▶ _Dataset section_
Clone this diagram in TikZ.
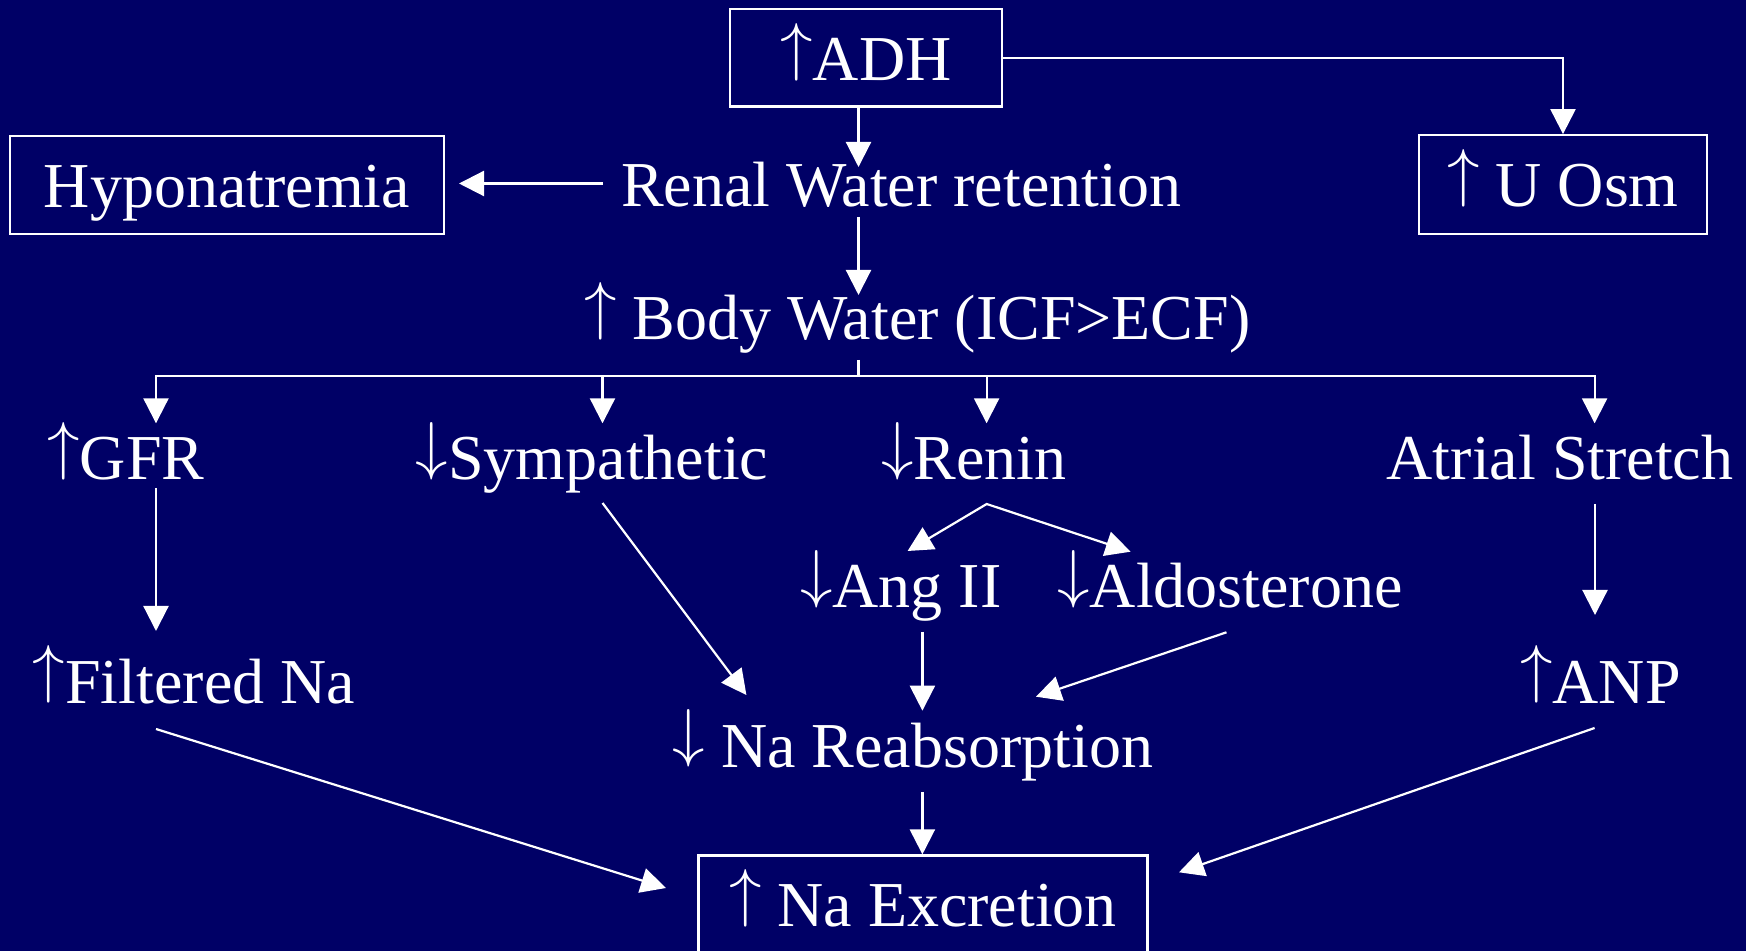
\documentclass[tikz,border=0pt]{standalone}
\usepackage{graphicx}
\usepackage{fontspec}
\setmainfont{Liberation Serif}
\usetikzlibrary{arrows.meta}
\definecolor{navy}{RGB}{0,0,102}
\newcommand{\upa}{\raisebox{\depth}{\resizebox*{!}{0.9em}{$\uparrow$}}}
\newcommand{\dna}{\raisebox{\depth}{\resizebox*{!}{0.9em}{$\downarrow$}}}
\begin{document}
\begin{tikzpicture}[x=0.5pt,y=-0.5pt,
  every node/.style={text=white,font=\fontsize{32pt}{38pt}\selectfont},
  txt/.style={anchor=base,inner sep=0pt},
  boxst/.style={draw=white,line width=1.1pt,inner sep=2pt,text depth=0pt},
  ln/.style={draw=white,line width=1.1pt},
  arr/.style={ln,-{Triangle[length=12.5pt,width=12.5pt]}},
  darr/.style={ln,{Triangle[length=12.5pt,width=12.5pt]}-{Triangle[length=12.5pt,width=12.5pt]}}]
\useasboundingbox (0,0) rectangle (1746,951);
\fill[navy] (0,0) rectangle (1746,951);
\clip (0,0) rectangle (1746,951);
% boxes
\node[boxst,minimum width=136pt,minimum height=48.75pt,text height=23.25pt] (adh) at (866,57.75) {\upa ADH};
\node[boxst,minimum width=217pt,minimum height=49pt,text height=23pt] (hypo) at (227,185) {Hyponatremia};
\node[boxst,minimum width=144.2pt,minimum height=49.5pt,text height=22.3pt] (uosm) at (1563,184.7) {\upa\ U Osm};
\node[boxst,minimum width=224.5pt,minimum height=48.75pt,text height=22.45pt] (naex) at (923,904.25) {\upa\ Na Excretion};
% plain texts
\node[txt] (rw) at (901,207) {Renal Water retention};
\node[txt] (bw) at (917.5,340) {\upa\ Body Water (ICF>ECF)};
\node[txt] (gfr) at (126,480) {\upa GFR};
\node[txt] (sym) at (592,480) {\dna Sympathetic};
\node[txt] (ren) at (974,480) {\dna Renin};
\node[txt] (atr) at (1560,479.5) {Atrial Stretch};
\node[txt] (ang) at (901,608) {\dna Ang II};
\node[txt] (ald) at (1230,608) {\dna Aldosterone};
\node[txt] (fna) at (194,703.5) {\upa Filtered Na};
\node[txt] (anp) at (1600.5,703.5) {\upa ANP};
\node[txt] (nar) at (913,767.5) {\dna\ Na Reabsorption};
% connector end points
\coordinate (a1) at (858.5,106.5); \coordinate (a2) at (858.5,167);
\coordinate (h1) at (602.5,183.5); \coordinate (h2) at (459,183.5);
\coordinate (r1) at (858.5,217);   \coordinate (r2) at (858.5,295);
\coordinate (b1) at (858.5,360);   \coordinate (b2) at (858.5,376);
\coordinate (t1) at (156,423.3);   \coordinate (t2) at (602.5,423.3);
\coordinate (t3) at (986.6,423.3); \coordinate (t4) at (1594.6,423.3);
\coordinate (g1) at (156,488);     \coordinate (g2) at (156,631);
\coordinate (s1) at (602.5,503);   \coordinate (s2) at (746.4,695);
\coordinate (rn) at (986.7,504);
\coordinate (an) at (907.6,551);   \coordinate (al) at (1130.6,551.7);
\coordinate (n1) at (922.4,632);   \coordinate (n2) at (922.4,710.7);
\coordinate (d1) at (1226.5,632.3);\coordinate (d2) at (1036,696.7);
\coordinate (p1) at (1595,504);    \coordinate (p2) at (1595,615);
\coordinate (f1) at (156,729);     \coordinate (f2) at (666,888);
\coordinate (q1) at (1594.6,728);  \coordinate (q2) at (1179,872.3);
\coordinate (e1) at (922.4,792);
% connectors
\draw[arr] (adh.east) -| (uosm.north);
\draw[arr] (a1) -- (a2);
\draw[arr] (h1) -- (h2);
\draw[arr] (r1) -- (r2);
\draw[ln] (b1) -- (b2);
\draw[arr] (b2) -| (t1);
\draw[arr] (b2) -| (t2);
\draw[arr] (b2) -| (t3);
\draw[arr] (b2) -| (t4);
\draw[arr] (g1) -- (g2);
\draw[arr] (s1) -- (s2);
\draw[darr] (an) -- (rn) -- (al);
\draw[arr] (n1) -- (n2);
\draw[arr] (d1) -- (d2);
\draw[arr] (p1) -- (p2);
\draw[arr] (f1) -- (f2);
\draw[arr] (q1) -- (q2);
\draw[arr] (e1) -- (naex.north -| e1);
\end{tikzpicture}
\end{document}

▶ _The task_
Write out each line again precisely as it appears, skipping every picture.

▶ _Task response_
Clone this diagram in TikZ.
\documentclass[tikz,border=0pt]{standalone}
\usepackage{graphicx}
\usepackage{fontspec}
\setmainfont{Liberation Serif}
\usetikzlibrary{arrows.meta}
\definecolor{navy}{RGB}{0,0,102}
\newcommand{\upa}{\raisebox{\depth}{\resizebox*{!}{0.9em}{$\uparrow$}}}
\newcommand{\dna}{\raisebox{\depth}{\resizebox*{!}{0.9em}{$\downarrow$}}}
\begin{document}
\begin{tikzpicture}[x=0.5pt,y=-0.5pt,
  every node/.style={text=white,font=\fontsize{32pt}{38pt}\selectfont},
  txt/.style={anchor=base,inner sep=0pt},
  boxst/.style={draw=white,line width=1.1pt,inner sep=2pt,text depth=0pt},
  ln/.style={draw=white,line width=1.1pt},
  arr/.style={ln,-{Triangle[length=12.5pt,width=12.5pt]}},
  darr/.style={ln,{Triangle[length=12.5pt,width=12.5pt]}-{Triangle[length=12.5pt,width=12.5pt]}}]
\useasboundingbox (0,0) rectangle (1746,951);
\fill[navy] (0,0) rectangle (1746,951);
\clip (0,0) rectangle (1746,951);
% boxes
\node[boxst,minimum width=136pt,minimum height=48.75pt,text height=23.25pt] (adh) at (866,57.75) {\upa ADH};
\node[boxst,minimum width=217pt,minimum height=49pt,text height=23pt] (hypo) at (227,185) {Hyponatremia};
\node[boxst,minimum width=144.2pt,minimum height=49.5pt,text height=22.3pt] (uosm) at (1563,184.7) {\upa\ U Osm};
\node[boxst,minimum width=224.5pt,minimum height=48.75pt,text height=22.45pt] (naex) at (923,904.25) {\upa\ Na Excretion};
% plain texts
\node[txt] (rw) at (901,207) {Renal Water retention};
\node[txt] (bw) at (917.5,340) {\upa\ Body Water (ICF>ECF)};
\node[txt] (gfr) at (126,480) {\upa GFR};
\node[txt] (sym) at (592,480) {\dna Sympathetic};
\node[txt] (ren) at (974,480) {\dna Renin};
\node[txt] (atr) at (1560,479.5) {Atrial Stretch};
\node[txt] (ang) at (901,608) {\dna Ang II};
\node[txt] (ald) at (1230,608) {\dna Aldosterone};
\node[txt] (fna) at (194,703.5) {\upa Filtered Na};
\node[txt] (anp) at (1600.5,703.5) {\upa ANP};
\node[txt] (nar) at (913,767.5) {\dna\ Na Reabsorption};
% connector end points
\coordinate (a1) at (858.5,106.5); \coordinate (a2) at (858.5,167);
\coordinate (h1) at (602.5,183.5); \coordinate (h2) at (459,183.5);
\coordinate (r1) at (858.5,217);   \coordinate (r2) at (858.5,295);
\coordinate (b1) at (858.5,360);   \coordinate (b2) at (858.5,376);
\coordinate (t1) at (156,423.3);   \coordinate (t2) at (602.5,423.3);
\coordinate (t3) at (986.6,423.3); \coordinate (t4) at (1594.6,423.3);
\coordinate (g1) at (156,488);     \coordinate (g2) at (156,631);
\coordinate (s1) at (602.5,503);   \coordinate (s2) at (746.4,695);
\coordinate (rn) at (986.7,504);
\coordinate (an) at (907.6,551);   \coordinate (al) at (1130.6,551.7);
\coordinate (n1) at (922.4,632);   \coordinate (n2) at (922.4,710.7);
\coordinate (d1) at (1226.5,632.3);\coordinate (d2) at (1036,696.7);
\coordinate (p1) at (1595,504);    \coordinate (p2) at (1595,615);
\coordinate (f1) at (156,729);     \coordinate (f2) at (666,888);
\coordinate (q1) at (1594.6,728);  \coordinate (q2) at (1179,872.3);
\coordinate (e1) at (922.4,792);
% connectors
\draw[arr] (adh.east) -| (uosm.north);
\draw[arr] (a1) -- (a2);
\draw[arr] (h1) -- (h2);
\draw[arr] (r1) -- (r2);
\draw[ln] (b1) -- (b2);
\draw[arr] (b2) -| (t1);
\draw[arr] (b2) -| (t2);
\draw[arr] (b2) -| (t3);
\draw[arr] (b2) -| (t4);
\draw[arr] (g1) -- (g2);
\draw[arr] (s1) -- (s2);
\draw[darr] (an) -- (rn) -- (al);
\draw[arr] (n1) -- (n2);
\draw[arr] (d1) -- (d2);
\draw[arr] (p1) -- (p2);
\draw[arr] (f1) -- (f2);
\draw[arr] (q1) -- (q2);
\draw[arr] (e1) -- (naex.north -| e1);
\end{tikzpicture}
\end{document}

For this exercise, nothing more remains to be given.